When she raised these points in the deliberation room, she said the 10 dissenting jurors were adamant: “It doesn’t matter. It doesn’t matter. It doesn’t matter. He had sex with a minor.”
Prosecutors didn’t need to prove Frankel knew her age. They did, however, need to prove Frankel was responsible for transporting the girl to Florida — a fact she disputed under cross-examination — and that he did so intending to “engage in unlawful sexual activity.”
If he thought she was an adult, the two jurors asked, how could he have meant to break the law?
The retired attorney pointed to a separate piece of evidence that proved decisive for her. Before arresting Frankel, the FBI ran a sting operation in which an undercover agent posing as a 17-year-old girl contacted him. He rejected the contact immediately.
20 years after Epstein, a teen victim is labeled a prostitute again
Jurors deliberated for two days. After several notes informing U.S. District Judge Donald Middlebrooks they were “still hopelessly deadlocked,” the judge declared a mistrial.
“I couldn’t sleep for a couple nights,” a juror said one week after the trial. “There’s no defense. Ron Frankel had sex with a minor, and his defense team isn’t even denying that.”
Federal prosecutors indicted Frankel anew in the wake of his mistrial. The new allegations are almost identical to the old, save for three additional words: “engage in prostitution.”
Prosecutors now, like those who charged Epstein two decades earlier, say Frankel brought the teen to his home as a prostitute.

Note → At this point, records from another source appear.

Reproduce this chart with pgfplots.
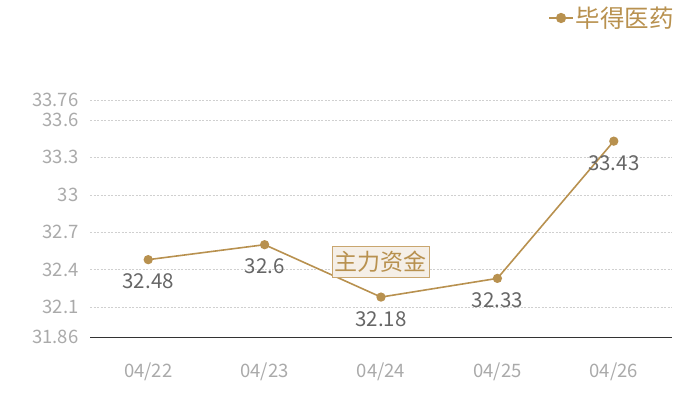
\documentclass[border=0pt]{standalone}
\usepackage{pgfplots}
\pgfplotsset{compat=1.18}
\usepackage{fontspec}
\setmainfont{Noto Sans CJK SC}
\definecolor{linec}{HTML}{B8914F}
\definecolor{tickc}{HTML}{AAAAAA}
\definecolor{labc}{HTML}{666666}
\definecolor{gridc}{HTML}{D0D0D0}
\definecolor{boxfill}{HTML}{F5EFE7}
\definecolor{boxdraw}{HTML}{C9A66F}
\begin{document}
\begin{tikzpicture}
\path[use as bounding box] (0,0) rectangle (700bp,400bp);
\begin{axis}[
  at={(90bp,63bp)}, anchor=south west,
  scale only axis, width=582bp, height=237bp,
  xmin=-0.5, xmax=4.5, ymin=31.86, ymax=33.76,
  xtick={0,1,2,3,4},
  xticklabels={04/22,04/23,04/24,04/25,04/26},
  ytick={31.86,32.1,32.4,32.7,33,33.3,33.6,33.76},
  yticklabels={31.86,32.1,32.4,32.7,33,33.3,33.6,33.76},
  axis x line=bottom, axis y line=left,
  x axis line style={-, draw=black!80, line width=0.8bp},
  y axis line style={draw=none},
  major tick length=0,
  ymajorgrids, major grid style={gridc, dash pattern=on 2bp off 1.5bp, line width=0.5bp},
  ticklabel style={font=\fontsize{18.5bp}{20bp}\selectfont, text=tickc},
  xticklabel style={yshift=-22bp},
  yticklabel style={xshift=-8bp},
  /pgf/number format/assume math mode=true,
  clip=false,
  legend style={at={(axis description cs:0.897,1.346)}, anchor=center, draw=none, fill=none,
    font=\fontsize{24.5bp}{26bp}\selectfont, text=linec},
  legend cell align=left,
  legend image code/.code={\draw[mark repeat=2,mark phase=2, line width=1.2bp, mark size=4.5bp] plot coordinates {(0cm,0cm) (0.42cm,0cm) (0.84cm,0cm)};},
]
\addplot[linec, line width=1.6bp, mark=*, mark size=3.8bp, mark options={fill=linec, draw=linec},
  nodes near coords, point meta=explicit symbolic,
  every node near coord/.style={anchor=north, yshift=-10bp, font=\fontsize{20.5bp}{22bp}\selectfont, text=labc}]
  coordinates {(0,32.48)[32.48] (1,32.6)[32.6] (2,32.18)[32.18] (3,32.33)[32.33] (4,33.43)[33.43]};
\addlegendentry{毕得医药}
\node[fill=boxfill, draw=boxdraw, line width=0.8bp, text=linec, inner xsep=2.5bp, inner ysep=5bp,
  font=\fontsize{23bp}{24bp}\selectfont] at (rel axis cs:0.5,0.316) {主力资金};
\end{axis}
\end{tikzpicture}
\end{document}
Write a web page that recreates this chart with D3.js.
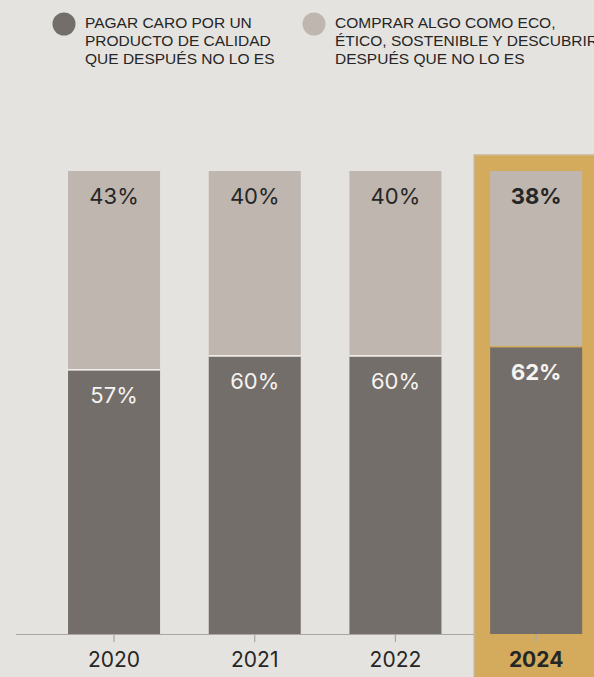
<!DOCTYPE html>
<html>
<head>
<meta charset="utf-8">
<script src="https://cdn.jsdelivr.net/npm/d3@7.9.0/dist/d3.min.js"></script>
<style>
  html, body { margin: 0; padding: 0; background: #e5e3df; overflow: hidden; }
  svg { display: block; }
</style>
</head>
<body>
<div id="chart"></div>
<script>
const years = ['2020', '2021', '2022', '2024'];
const pagarCaro = [57, 60, 60, 62];
const comprarEco = [43, 40, 40, 38];
const highlightYear = '2024';

const seriesNames = [
  ['PAGAR CARO POR UN', 'PRODUCTO DE CALIDAD', 'QUE DESPUÉS NO LO ES'],
  ['COMPRAR ALGO COMO ECO,', 'ÉTICO, SOSTENIBLE Y DESCUBRIR', 'DESPUÉS QUE NO LO ES']
];

const width = 594;
const height = 677;
const colors = {
  bg: '#e5e3df',
  dark: '#746e6a',
  light: '#bfb6b0',
  gold: '#d4ab5c',
  text: '#262626',
  axis: '#aaa6a1'
};

const svg = d3.select('#chart')
  .append('svg')
  .attr('width', width)
  .attr('height', height);

svg.append('rect')
  .attr('width', width)
  .attr('height', height)
  .attr('fill', colors.bg);

const data = years.map((year, i) => ({
  year,
  pagar: pagarCaro[i],
  comprar: comprarEco[i],
  highlight: year === highlightYear
}));

const x = d3.scaleBand()
  .domain(years)
  .range([43.7, 606.5])
  .paddingInner(0.346)
  .paddingOuter(0.173);

const y = d3.scaleLinear()
  .domain([0, 100])
  .range([634, 171]);

// highlight box behind the last bar
const hl = data.find(d => d.highlight);
svg.append('rect')
  .attr('x', x(hl.year) - 16)
  .attr('y', y(100) - 16)
  .attr('width', width)
  .attr('height', height)
  .attr('fill', colors.gold)
  .attr('stroke', '#ccb994')
  .attr('stroke-width', 1.5);

// axis line + ticks
svg.append('line')
  .attr('x1', 16)
  .attr('x2', x(hl.year) - 16)
  .attr('y1', y(0) + 0.5)
  .attr('y2', y(0) + 0.5)
  .attr('stroke', colors.axis)
  .attr('stroke-width', 1.2);

const axis = svg.append('g')
  .attr('transform', `translate(0, ${y(0)})`)
  .call(d3.axisBottom(x).tickSize(8).tickSizeOuter(0).tickFormat(''));
axis.select('.domain').remove();
axis.selectAll('.tick line').attr('stroke', colors.axis).attr('stroke-width', 1.2);

const bars = svg.append('g')
  .selectAll('g')
  .data(data)
  .join('g');

// bottom segment
bars.append('rect')
  .attr('x', d => x(d.year))
  .attr('width', x.bandwidth())
  .attr('y', d => y(d.pagar))
  .attr('height', d => y(0) - y(d.pagar))
  .attr('fill', colors.dark);

// top segment
bars.append('rect')
  .attr('x', d => x(d.year))
  .attr('width', x.bandwidth())
  .attr('y', y(100))
  .attr('height', d => y(d.pagar) - y(100) - 1)
  .attr('fill', colors.light);

// thin separator
bars.append('rect')
  .attr('x', d => x(d.year))
  .attr('width', x.bandwidth())
  .attr('y', d => y(d.pagar) - 1)
  .attr('height', 1.5)
  .attr('fill', d => d.highlight ? colors.gold : '#f1ede9');

const labelFont = 'Inter, "Noto Sans", sans-serif';

bars.append('text')
  .attr('x', d => x(d.year) + x.bandwidth() / 2)
  .attr('y', y(100) + 33)
  .attr('text-anchor', 'middle')
  .attr('font-family', labelFont)
  .attr('font-size', 22)
  .attr('font-weight', d => d.highlight ? 700 : 400)
  .attr('fill', colors.text)
  .text(d => d.comprar + '%');

bars.append('text')
  .attr('x', d => x(d.year) + x.bandwidth() / 2)
  .attr('y', d => y(d.pagar) + 33)
  .attr('text-anchor', 'middle')
  .attr('font-family', labelFont)
  .attr('font-size', 22)
  .attr('font-weight', d => d.highlight ? 700 : 400)
  .attr('fill', '#f6f3f0')
  .text(d => d.pagar + '%');

// year labels
svg.append('g')
  .selectAll('text')
  .data(data)
  .join('text')
  .attr('x', d => x(d.year) + x.bandwidth() / 2)
  .attr('y', 667)
  .attr('text-anchor', 'middle')
  .attr('font-family', labelFont)
  .attr('font-size', 21)
  .attr('font-weight', d => d.highlight ? 700 : 400)
  .attr('fill', colors.text)
  .text(d => d.year);

// legend
const legendX = [64, 314];
const legend = svg.append('g')
  .selectAll('g')
  .data(seriesNames)
  .join('g')
  .attr('transform', (d, i) => `translate(${legendX[i]}, 0)`);

legend.append('circle')
  .attr('cx', 0)
  .attr('cy', 24)
  .attr('r', 11.5)
  .attr('fill', (d, i) => i === 0 ? colors.dark : colors.light);

legend.append('text')
  .attr('font-family', '"Liberation Sans", Arial, sans-serif')
  .attr('font-size', 15.5)
  .attr('fill', colors.text)
  .selectAll('tspan')
  .data(d => d)
  .join('tspan')
  .attr('x', 21)
  .attr('y', (d, i) => 27.5 + i * 18.3)
  .text(d => d);
</script>
</body>
</html>
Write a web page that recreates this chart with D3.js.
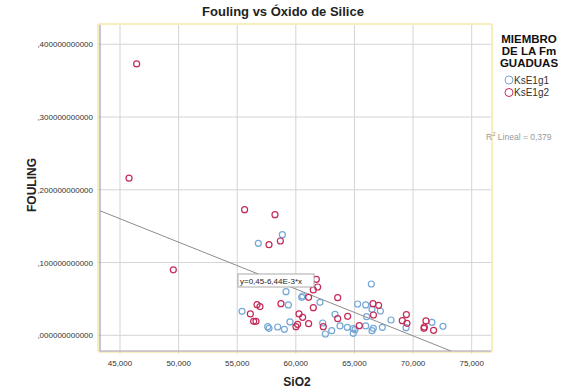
<!DOCTYPE html>
<html>
<head>
<meta charset="utf-8">
<script src="https://cdn.jsdelivr.net/npm/d3@7"></script>
<style>
  body { margin: 0; background: #fff; }
  svg { font-family: Arial, "Liberation Sans", sans-serif; }
</style>
</head>
<body>
<svg id="chart"></svg>
<script>
// SiO2 (x) and FOULING (y) per group
const g1SiO2 = [58.85, 56.80, 59.16, 60.50, 60.58, 66.44, 62.06, 59.36, 55.41, 59.50, 57.60, 57.71,
  58.45, 59.02, 62.29, 62.52, 63.06, 63.34, 63.77, 64.39, 64.90, 65.05, 64.90, 65.27, 65.96,
  66.50, 67.21, 66.04, 65.96, 66.50, 66.61, 67.38, 68.12, 69.40, 71.61, 72.55];
const g1Fouling = [0.1383, 0.1264, 0.0600, 0.0522, 0.0540, 0.0705, 0.0453, 0.0417, 0.0330, 0.0183, 0.0119, 0.0096,
  0.0114, 0.0082, 0.0169, 0.0018, 0.0064, 0.0288, 0.0128, 0.0110, 0.0091, 0.0077, 0.0027, 0.0430, 0.0417,
  0.0357, 0.0334, 0.0256, 0.0128, 0.0064, 0.0096, 0.0110, 0.0210, 0.0105, 0.0178, 0.0123];

const g2SiO2 = [46.42, 45.77, 49.55, 55.63, 58.22, 57.71, 58.68, 61.75, 61.86, 61.49, 61.09, 63.57,
  56.69, 56.94, 58.73, 61.49, 56.12, 56.40, 56.60, 60.27, 60.58, 60.15, 60.01, 61.09, 62.34,
  63.57, 64.42, 65.41, 66.58, 67.06, 66.62, 69.08, 69.43, 69.48, 70.93, 70.96, 71.10, 71.75];
const g2Fouling = [0.373, 0.216, 0.090, 0.1727, 0.1658, 0.1246, 0.1296, 0.0769, 0.0664, 0.0623, 0.0522, 0.0517,
  0.0421, 0.0394, 0.0435, 0.0380, 0.0293, 0.0192, 0.0192, 0.0293, 0.0247, 0.0151, 0.0119, 0.0160, 0.0119,
  0.0229, 0.0261, 0.0132, 0.0435, 0.0412, 0.0279, 0.0201, 0.0284, 0.0165, 0.0096, 0.0114, 0.0197, 0.0068];

const groups = ["KsE1g1", "KsE1g2"];
const legendTitle = ["MIEMBRO", "DE LA Fm", "GUADUAS"];
const xTicks = [45, 50, 55, 60, 65, 70, 75];
const yTicks = [0, 0.1, 0.2, 0.3, 0.4];
const fitIntercept = 0.45;
const fitSlope = -6.44e-3;
const fitLabel = "y=0,45-6,44E-3*x";
const r2Label = "Lineal = 0,379";

const width = 565, height = 392;
const margin = { top: 25, right: 74, bottom: 41, left: 100 };
const pw = width - margin.left - margin.right;
const ph = height - margin.top - margin.bottom;
const colors = { KsE1g1: "#74a7d6", KsE1g2: "#c42a58" };

const svg = d3.select("#chart").attr("width", width).attr("height", height);

const x = d3.scaleLinear().domain([43.294, 76.648]).range([0, pw]);
const y = d3.scaleLinear().domain([-0.0216, 0.4265]).range([ph, 0]);

const comma = v => d3.format(".3f")(v).replace(".", ",");
const commaY = v => d3.format(".12f")(v).replace("0.", ",");

const g = svg.append("g").attr("transform", "translate(" + margin.left + "," + margin.top + ")");

svg.append("defs").append("clipPath").attr("id", "clip")
  .append("rect").attr("width", pw).attr("height", ph);

// gridlines
g.append("g").selectAll("line").data(xTicks).enter().append("line")
  .attr("x1", d => x(d)).attr("x2", d => x(d))
  .attr("y1", 0).attr("y2", ph + 3)
  .attr("stroke", "#d4d4d4");
g.append("g").selectAll("line").data(yTicks).enter().append("line")
  .attr("x1", -3).attr("x2", pw)
  .attr("y1", d => y(d)).attr("y2", d => y(d))
  .attr("stroke", "#d4d4d4");

// frame
g.append("rect").attr("x", -2).attr("y", -1).attr("width", pw + 3).attr("height", ph + 2)
  .attr("rx", 2).attr("fill", "none").attr("stroke", "#f2eaa6").attr("stroke-width", 1.5);

// axes lines
g.append("line").attr("x1", 0).attr("x2", 0).attr("y1", 0).attr("y2", ph)
  .attr("stroke", "#a59cbf").attr("stroke-width", 1.2);
g.append("line").attr("x1", 0).attr("x2", pw).attr("y1", ph).attr("y2", ph)
  .attr("stroke", "#a59cbf").attr("stroke-width", 1.2);

// tick labels
g.append("g").selectAll("text").data(xTicks).enter().append("text")
  .attr("x", d => x(d)).attr("y", ph + 15)
  .attr("text-anchor", "middle").attr("font-size", "8px").attr("fill", "#333")
  .text(comma);
g.append("g").selectAll("text").data(yTicks).enter().append("text")
  .attr("x", -7).attr("y", d => y(d) + 3)
  .attr("text-anchor", "end").attr("font-size", "8px").attr("fill", "#333")
  .text(commaY);

// fit line
const xd = x.domain();
g.append("line")
  .attr("clip-path", "url(#clip)")
  .attr("x1", x(xd[0])).attr("y1", y(fitIntercept + fitSlope * xd[0]))
  .attr("x2", x(xd[1])).attr("y2", y(fitIntercept + fitSlope * xd[1]))
  .attr("stroke", "#8c8c8c").attr("stroke-width", 1);

// points
const series = [
  { name: groups[0], xs: g1SiO2, ys: g1Fouling },
  { name: groups[1], xs: g2SiO2, ys: g2Fouling }
];
series.forEach(s => {
  g.append("g").selectAll("circle").data(s.xs.map((v, i) => [v, s.ys[i]])).enter().append("circle")
    .attr("cx", d => x(d[0])).attr("cy", d => y(d[1])).attr("r", 3)
    .attr("fill", "none").attr("stroke", colors[s.name]).attr("stroke-width", 1.2);
});

// equation label
const lab = g.append("g").attr("transform", "translate(138,249)");
lab.append("rect").attr("width", 76).attr("height", 13)
  .attr("fill", "#fff").attr("stroke", "#aaa");
lab.append("text").attr("x", 2).attr("y", 9.5).attr("font-size", "8px").attr("fill", "#222").text(fitLabel);

// titles
svg.append("text").attr("x", 283).attr("y", 16)
  .attr("text-anchor", "middle").attr("font-size", "13px").attr("font-weight", "bold")
  .attr("fill", "#222").text("Fouling vs Óxido de Silice");
svg.append("text").attr("transform", "translate(36,185) rotate(-90)")
  .attr("text-anchor", "middle").attr("font-size", "12px").attr("font-weight", "bold")
  .attr("fill", "#222").text("FOULING");
svg.append("text").attr("x", 297).attr("y", 386)
  .attr("text-anchor", "middle").attr("font-size", "12px").attr("font-weight", "bold")
  .attr("fill", "#222").text("SiO2");

// legend
const leg = svg.append("g");
legendTitle.forEach((t, i) => {
  leg.append("text").attr("x", 529).attr("y", 43 + i * 12)
    .attr("text-anchor", "middle").attr("font-size", "11.5px").attr("font-weight", "bold")
    .attr("fill", "#111").text(t);
});
groups.forEach((name, i) => {
  const yy = 80 + i * 12.5;
  leg.append("circle").attr("cx", 509).attr("cy", yy).attr("r", 4)
    .attr("fill", "none").attr("stroke", colors[name]).attr("stroke-width", 1);
  leg.append("text").attr("x", 514).attr("y", yy + 3.5).attr("font-size", "10px")
    .attr("fill", "#333").text(name);
});

// R2 label
const r2 = svg.append("text").attr("x", 486).attr("y", 140).attr("font-size", "8.5px").attr("fill", "#999");
r2.append("tspan").text("R");
r2.append("tspan").attr("dy", -4).attr("font-size", "6px").text("2");
r2.append("tspan").attr("dy", 4).text(" " + r2Label);
</script>
</body>
</html>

The wording suggests a case built less on her age and more on evidence that Frankel paid her to have sex with him.
“While the feds may think of her as a prostitute, we do not,” Markus said in response to the filing. “She was seeking a sugar daddy, which is something entirely different, as everyone in South Florida knows.”
The Justice Department, reached March 13, declined to comment.
Hannah Phillips is a journalist covering public safety and criminal justice at The Palm Beach Post. You can reach her at hphillips@pbpost.com.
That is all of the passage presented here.